Omit every picture and return the rest of the data unaltered.

Code that draws figures:
%%
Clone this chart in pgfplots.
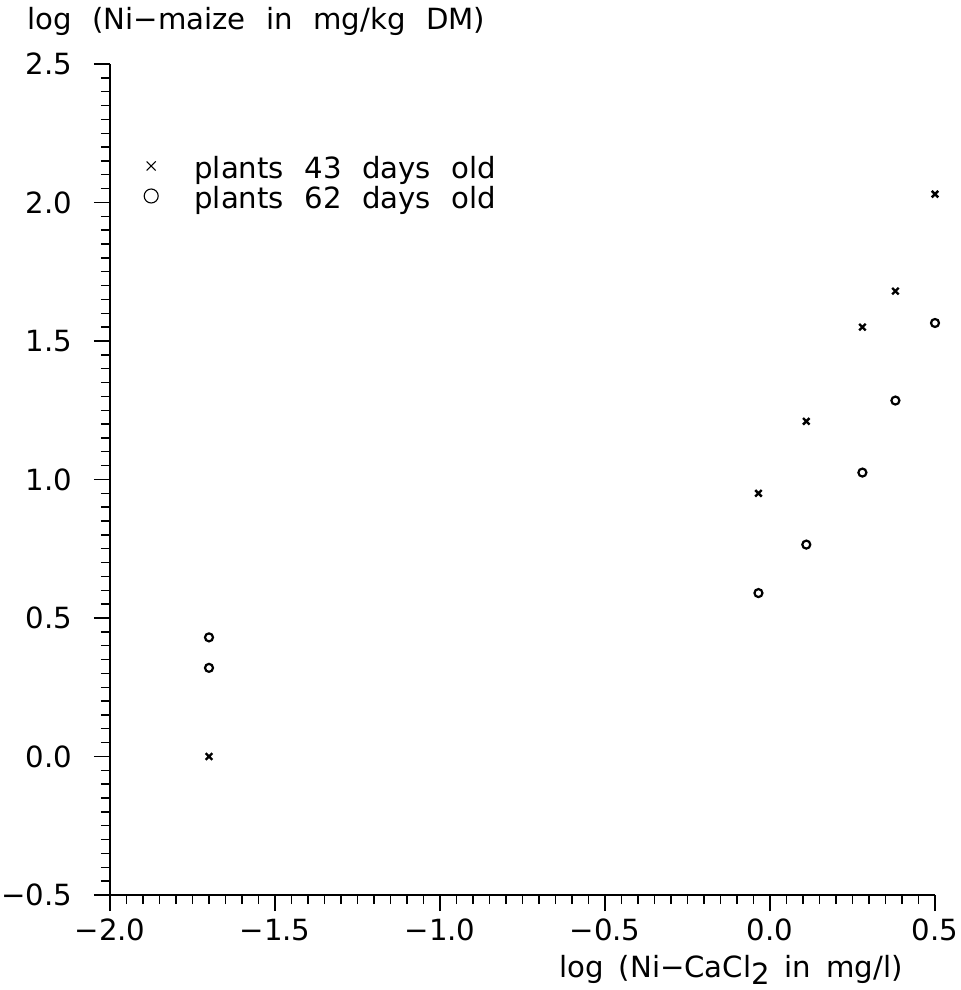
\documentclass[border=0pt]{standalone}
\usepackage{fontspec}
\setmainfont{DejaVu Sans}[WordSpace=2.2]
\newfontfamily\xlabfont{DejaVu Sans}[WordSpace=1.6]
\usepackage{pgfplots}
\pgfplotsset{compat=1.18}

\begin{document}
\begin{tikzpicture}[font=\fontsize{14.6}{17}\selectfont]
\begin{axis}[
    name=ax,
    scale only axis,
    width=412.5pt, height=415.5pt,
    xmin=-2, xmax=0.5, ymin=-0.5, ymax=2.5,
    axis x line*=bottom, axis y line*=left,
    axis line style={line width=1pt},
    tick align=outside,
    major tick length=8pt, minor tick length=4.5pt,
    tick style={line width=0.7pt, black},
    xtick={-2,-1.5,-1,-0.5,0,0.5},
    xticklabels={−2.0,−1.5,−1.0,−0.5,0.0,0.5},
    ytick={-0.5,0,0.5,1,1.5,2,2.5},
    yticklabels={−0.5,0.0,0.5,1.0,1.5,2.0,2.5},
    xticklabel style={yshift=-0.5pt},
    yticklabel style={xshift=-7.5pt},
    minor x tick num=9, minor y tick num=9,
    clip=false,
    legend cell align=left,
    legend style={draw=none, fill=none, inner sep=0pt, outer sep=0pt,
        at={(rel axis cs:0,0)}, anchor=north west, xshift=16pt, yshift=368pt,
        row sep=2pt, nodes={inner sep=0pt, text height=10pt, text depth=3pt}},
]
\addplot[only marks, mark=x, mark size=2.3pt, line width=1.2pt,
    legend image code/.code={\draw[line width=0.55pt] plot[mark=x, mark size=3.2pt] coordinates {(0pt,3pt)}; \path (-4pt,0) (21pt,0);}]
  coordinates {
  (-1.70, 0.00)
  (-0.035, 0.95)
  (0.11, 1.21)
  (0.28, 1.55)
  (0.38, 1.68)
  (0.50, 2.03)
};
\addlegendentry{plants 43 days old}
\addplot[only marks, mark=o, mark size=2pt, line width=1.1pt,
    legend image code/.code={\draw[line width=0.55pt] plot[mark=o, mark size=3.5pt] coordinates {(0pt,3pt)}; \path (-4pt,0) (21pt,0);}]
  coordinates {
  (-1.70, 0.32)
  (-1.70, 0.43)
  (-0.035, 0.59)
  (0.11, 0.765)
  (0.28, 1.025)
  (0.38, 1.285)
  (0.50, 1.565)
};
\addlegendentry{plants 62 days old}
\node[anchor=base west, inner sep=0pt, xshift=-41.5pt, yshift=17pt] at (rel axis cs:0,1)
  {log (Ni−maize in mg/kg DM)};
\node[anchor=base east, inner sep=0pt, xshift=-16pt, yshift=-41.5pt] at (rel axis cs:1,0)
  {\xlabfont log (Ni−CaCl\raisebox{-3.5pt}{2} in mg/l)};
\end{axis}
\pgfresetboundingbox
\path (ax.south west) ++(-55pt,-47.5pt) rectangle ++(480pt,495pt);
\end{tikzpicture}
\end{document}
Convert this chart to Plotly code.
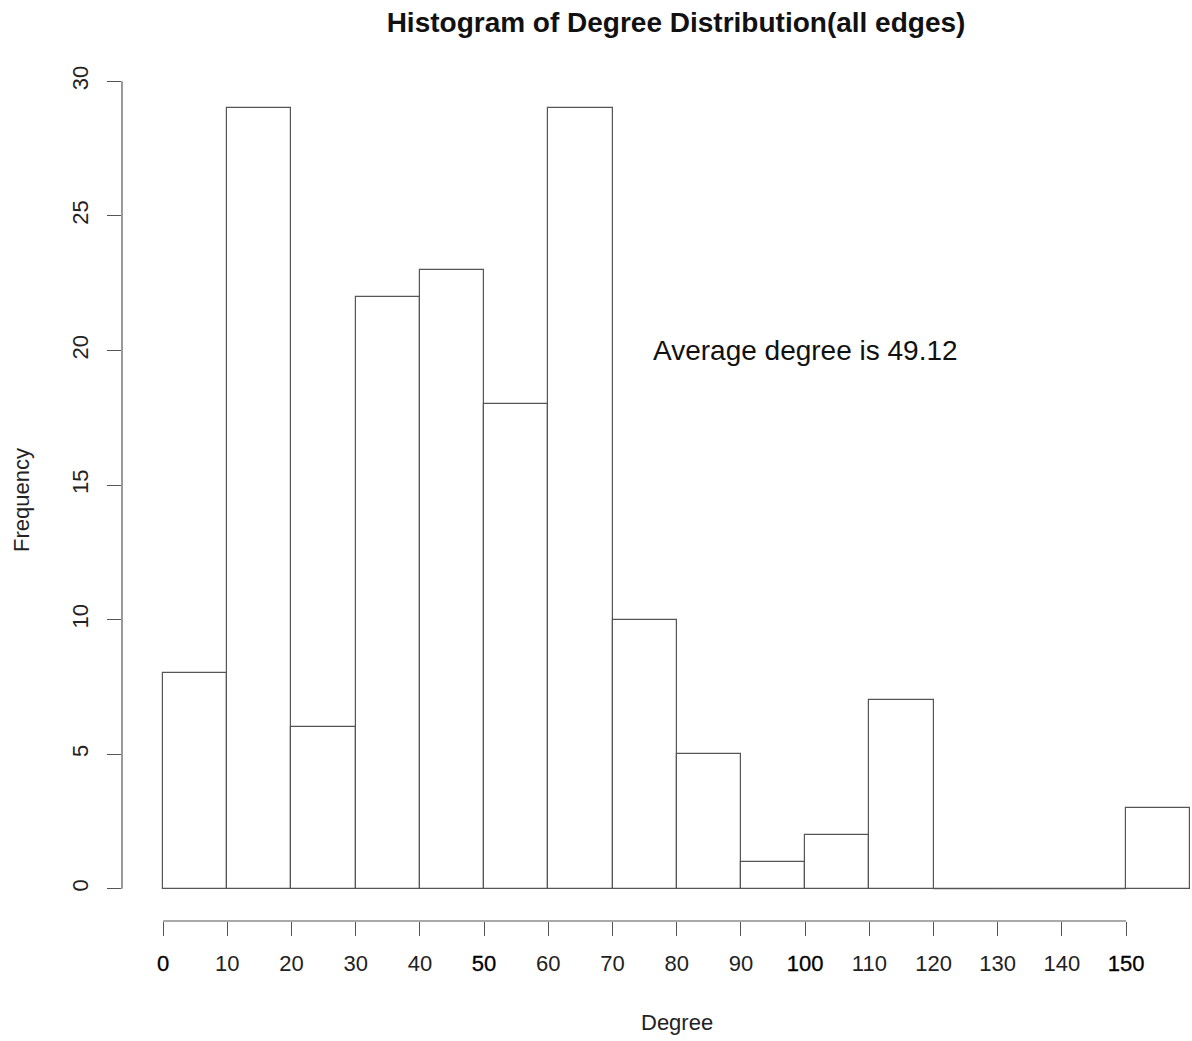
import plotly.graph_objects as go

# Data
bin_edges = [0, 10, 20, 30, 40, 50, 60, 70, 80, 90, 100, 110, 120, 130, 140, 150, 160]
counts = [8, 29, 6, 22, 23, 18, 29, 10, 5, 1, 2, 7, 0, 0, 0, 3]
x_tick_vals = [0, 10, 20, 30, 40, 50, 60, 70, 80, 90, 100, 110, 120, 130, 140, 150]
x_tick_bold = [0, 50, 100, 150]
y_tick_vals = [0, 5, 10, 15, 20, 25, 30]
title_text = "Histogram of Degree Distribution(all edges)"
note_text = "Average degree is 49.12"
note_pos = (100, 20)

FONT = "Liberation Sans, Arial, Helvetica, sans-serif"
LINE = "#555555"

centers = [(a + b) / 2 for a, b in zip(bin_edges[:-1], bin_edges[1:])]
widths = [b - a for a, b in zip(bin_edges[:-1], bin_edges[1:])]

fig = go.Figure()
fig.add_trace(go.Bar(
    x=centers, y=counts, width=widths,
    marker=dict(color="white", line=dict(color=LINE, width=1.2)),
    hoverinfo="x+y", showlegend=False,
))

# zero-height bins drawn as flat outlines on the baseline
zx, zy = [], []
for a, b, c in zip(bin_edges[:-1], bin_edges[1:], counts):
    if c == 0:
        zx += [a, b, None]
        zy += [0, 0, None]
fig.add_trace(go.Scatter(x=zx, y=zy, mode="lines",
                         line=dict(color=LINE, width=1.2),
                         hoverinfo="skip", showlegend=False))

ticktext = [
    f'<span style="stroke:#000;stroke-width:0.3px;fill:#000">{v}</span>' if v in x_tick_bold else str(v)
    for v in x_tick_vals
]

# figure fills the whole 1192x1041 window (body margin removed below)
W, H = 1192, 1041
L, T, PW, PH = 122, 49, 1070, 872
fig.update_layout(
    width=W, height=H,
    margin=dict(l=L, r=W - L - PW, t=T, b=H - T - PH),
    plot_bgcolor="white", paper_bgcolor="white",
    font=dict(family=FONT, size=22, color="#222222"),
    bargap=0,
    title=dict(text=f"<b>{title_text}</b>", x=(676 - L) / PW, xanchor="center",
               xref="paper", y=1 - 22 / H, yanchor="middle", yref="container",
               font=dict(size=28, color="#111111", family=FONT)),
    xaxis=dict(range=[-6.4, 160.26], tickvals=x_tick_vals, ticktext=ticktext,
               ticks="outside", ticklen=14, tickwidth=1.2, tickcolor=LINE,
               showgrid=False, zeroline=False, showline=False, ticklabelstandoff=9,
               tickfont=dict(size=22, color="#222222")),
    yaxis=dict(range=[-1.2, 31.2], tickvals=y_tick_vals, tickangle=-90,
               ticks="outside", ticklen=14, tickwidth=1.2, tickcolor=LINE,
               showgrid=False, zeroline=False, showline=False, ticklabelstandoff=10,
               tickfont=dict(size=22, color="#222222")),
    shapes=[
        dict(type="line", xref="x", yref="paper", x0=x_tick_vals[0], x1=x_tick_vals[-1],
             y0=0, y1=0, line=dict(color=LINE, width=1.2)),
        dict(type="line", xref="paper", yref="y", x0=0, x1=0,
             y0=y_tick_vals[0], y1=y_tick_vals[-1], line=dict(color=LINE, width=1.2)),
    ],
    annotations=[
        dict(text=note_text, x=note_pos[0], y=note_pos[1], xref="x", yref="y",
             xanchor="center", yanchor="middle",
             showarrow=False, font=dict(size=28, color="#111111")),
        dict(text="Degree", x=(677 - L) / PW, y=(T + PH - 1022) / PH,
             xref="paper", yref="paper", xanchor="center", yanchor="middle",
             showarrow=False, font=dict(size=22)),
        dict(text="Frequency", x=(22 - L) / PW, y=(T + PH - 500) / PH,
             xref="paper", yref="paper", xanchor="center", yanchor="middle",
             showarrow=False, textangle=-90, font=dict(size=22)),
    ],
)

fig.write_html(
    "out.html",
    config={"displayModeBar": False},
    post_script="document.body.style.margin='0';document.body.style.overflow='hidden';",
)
%%
▸ **Expected answer**
Clone this chart in pgfplots.
\documentclass[border=0pt]{standalone}
\usepackage{fontspec}
\setmainfont{DejaVu Sans}[WordSpace=2.2]
\newfontfamily\xlabfont{DejaVu Sans}[WordSpace=1.6]
\usepackage{pgfplots}
\pgfplotsset{compat=1.18}

\begin{document}
\begin{tikzpicture}[font=\fontsize{14.6}{17}\selectfont]
\begin{axis}[
    name=ax,
    scale only axis,
    width=412.5pt, height=415.5pt,
    xmin=-2, xmax=0.5, ymin=-0.5, ymax=2.5,
    axis x line*=bottom, axis y line*=left,
    axis line style={line width=1pt},
    tick align=outside,
    major tick length=8pt, minor tick length=4.5pt,
    tick style={line width=0.7pt, black},
    xtick={-2,-1.5,-1,-0.5,0,0.5},
    xticklabels={−2.0,−1.5,−1.0,−0.5,0.0,0.5},
    ytick={-0.5,0,0.5,1,1.5,2,2.5},
    yticklabels={−0.5,0.0,0.5,1.0,1.5,2.0,2.5},
    xticklabel style={yshift=-0.5pt},
    yticklabel style={xshift=-7.5pt},
    minor x tick num=9, minor y tick num=9,
    clip=false,
    legend cell align=left,
    legend style={draw=none, fill=none, inner sep=0pt, outer sep=0pt,
        at={(rel axis cs:0,0)}, anchor=north west, xshift=16pt, yshift=368pt,
        row sep=2pt, nodes={inner sep=0pt, text height=10pt, text depth=3pt}},
]
\addplot[only marks, mark=x, mark size=2.3pt, line width=1.2pt,
    legend image code/.code={\draw[line width=0.55pt] plot[mark=x, mark size=3.2pt] coordinates {(0pt,3pt)}; \path (-4pt,0) (21pt,0);}]
  coordinates {
  (-1.70, 0.00)
  (-0.035, 0.95)
  (0.11, 1.21)
  (0.28, 1.55)
  (0.38, 1.68)
  (0.50, 2.03)
};
\addlegendentry{plants 43 days old}
\addplot[only marks, mark=o, mark size=2pt, line width=1.1pt,
    legend image code/.code={\draw[line width=0.55pt] plot[mark=o, mark size=3.5pt] coordinates {(0pt,3pt)}; \path (-4pt,0) (21pt,0);}]
  coordinates {
  (-1.70, 0.32)
  (-1.70, 0.43)
  (-0.035, 0.59)
  (0.11, 0.765)
  (0.28, 1.025)
  (0.38, 1.285)
  (0.50, 1.565)
};
\addlegendentry{plants 62 days old}
\node[anchor=base west, inner sep=0pt, xshift=-41.5pt, yshift=17pt] at (rel axis cs:0,1)
  {log (Ni−maize in mg/kg DM)};
\node[anchor=base east, inner sep=0pt, xshift=-16pt, yshift=-41.5pt] at (rel axis cs:1,0)
  {\xlabfont log (Ni−CaCl\raisebox{-3.5pt}{2} in mg/l)};
\end{axis}
\pgfresetboundingbox
\path (ax.south west) ++(-55pt,-47.5pt) rectangle ++(480pt,495pt);
\end{tikzpicture}
\end{document}
Convert this chart to Plotly code.
import plotly.graph_objects as go

# Data
bin_edges = [0, 10, 20, 30, 40, 50, 60, 70, 80, 90, 100, 110, 120, 130, 140, 150, 160]
counts = [8, 29, 6, 22, 23, 18, 29, 10, 5, 1, 2, 7, 0, 0, 0, 3]
x_tick_vals = [0, 10, 20, 30, 40, 50, 60, 70, 80, 90, 100, 110, 120, 130, 140, 150]
x_tick_bold = [0, 50, 100, 150]
y_tick_vals = [0, 5, 10, 15, 20, 25, 30]
title_text = "Histogram of Degree Distribution(all edges)"
note_text = "Average degree is 49.12"
note_pos = (100, 20)

FONT = "Liberation Sans, Arial, Helvetica, sans-serif"
LINE = "#555555"

centers = [(a + b) / 2 for a, b in zip(bin_edges[:-1], bin_edges[1:])]
widths = [b - a for a, b in zip(bin_edges[:-1], bin_edges[1:])]

fig = go.Figure()
fig.add_trace(go.Bar(
    x=centers, y=counts, width=widths,
    marker=dict(color="white", line=dict(color=LINE, width=1.2)),
    hoverinfo="x+y", showlegend=False,
))

# zero-height bins drawn as flat outlines on the baseline
zx, zy = [], []
for a, b, c in zip(bin_edges[:-1], bin_edges[1:], counts):
    if c == 0:
        zx += [a, b, None]
        zy += [0, 0, None]
fig.add_trace(go.Scatter(x=zx, y=zy, mode="lines",
                         line=dict(color=LINE, width=1.2),
                         hoverinfo="skip", showlegend=False))

ticktext = [
    f'<span style="stroke:#000;stroke-width:0.3px;fill:#000">{v}</span>' if v in x_tick_bold else str(v)
    for v in x_tick_vals
]

# figure fills the whole 1192x1041 window (body margin removed below)
W, H = 1192, 1041
L, T, PW, PH = 122, 49, 1070, 872
fig.update_layout(
    width=W, height=H,
    margin=dict(l=L, r=W - L - PW, t=T, b=H - T - PH),
    plot_bgcolor="white", paper_bgcolor="white",
    font=dict(family=FONT, size=22, color="#222222"),
    bargap=0,
    title=dict(text=f"<b>{title_text}</b>", x=(676 - L) / PW, xanchor="center",
               xref="paper", y=1 - 22 / H, yanchor="middle", yref="container",
               font=dict(size=28, color="#111111", family=FONT)),
    xaxis=dict(range=[-6.4, 160.26], tickvals=x_tick_vals, ticktext=ticktext,
               ticks="outside", ticklen=14, tickwidth=1.2, tickcolor=LINE,
               showgrid=False, zeroline=False, showline=False, ticklabelstandoff=9,
               tickfont=dict(size=22, color="#222222")),
    yaxis=dict(range=[-1.2, 31.2], tickvals=y_tick_vals, tickangle=-90,
               ticks="outside", ticklen=14, tickwidth=1.2, tickcolor=LINE,
               showgrid=False, zeroline=False, showline=False, ticklabelstandoff=10,
               tickfont=dict(size=22, color="#222222")),
    shapes=[
        dict(type="line", xref="x", yref="paper", x0=x_tick_vals[0], x1=x_tick_vals[-1],
             y0=0, y1=0, line=dict(color=LINE, width=1.2)),
        dict(type="line", xref="paper", yref="y", x0=0, x1=0,
             y0=y_tick_vals[0], y1=y_tick_vals[-1], line=dict(color=LINE, width=1.2)),
    ],
    annotations=[
        dict(text=note_text, x=note_pos[0], y=note_pos[1], xref="x", yref="y",
             xanchor="center", yanchor="middle",
             showarrow=False, font=dict(size=28, color="#111111")),
        dict(text="Degree", x=(677 - L) / PW, y=(T + PH - 1022) / PH,
             xref="paper", yref="paper", xanchor="center", yanchor="middle",
             showarrow=False, font=dict(size=22)),
        dict(text="Frequency", x=(22 - L) / PW, y=(T + PH - 500) / PH,
             xref="paper", yref="paper", xanchor="center", yanchor="middle",
             showarrow=False, textangle=-90, font=dict(size=22)),
    ],
)

fig.write_html(
    "out.html",
    config={"displayModeBar": False},
    post_script="document.body.style.margin='0';document.body.style.overflow='hidden';",
)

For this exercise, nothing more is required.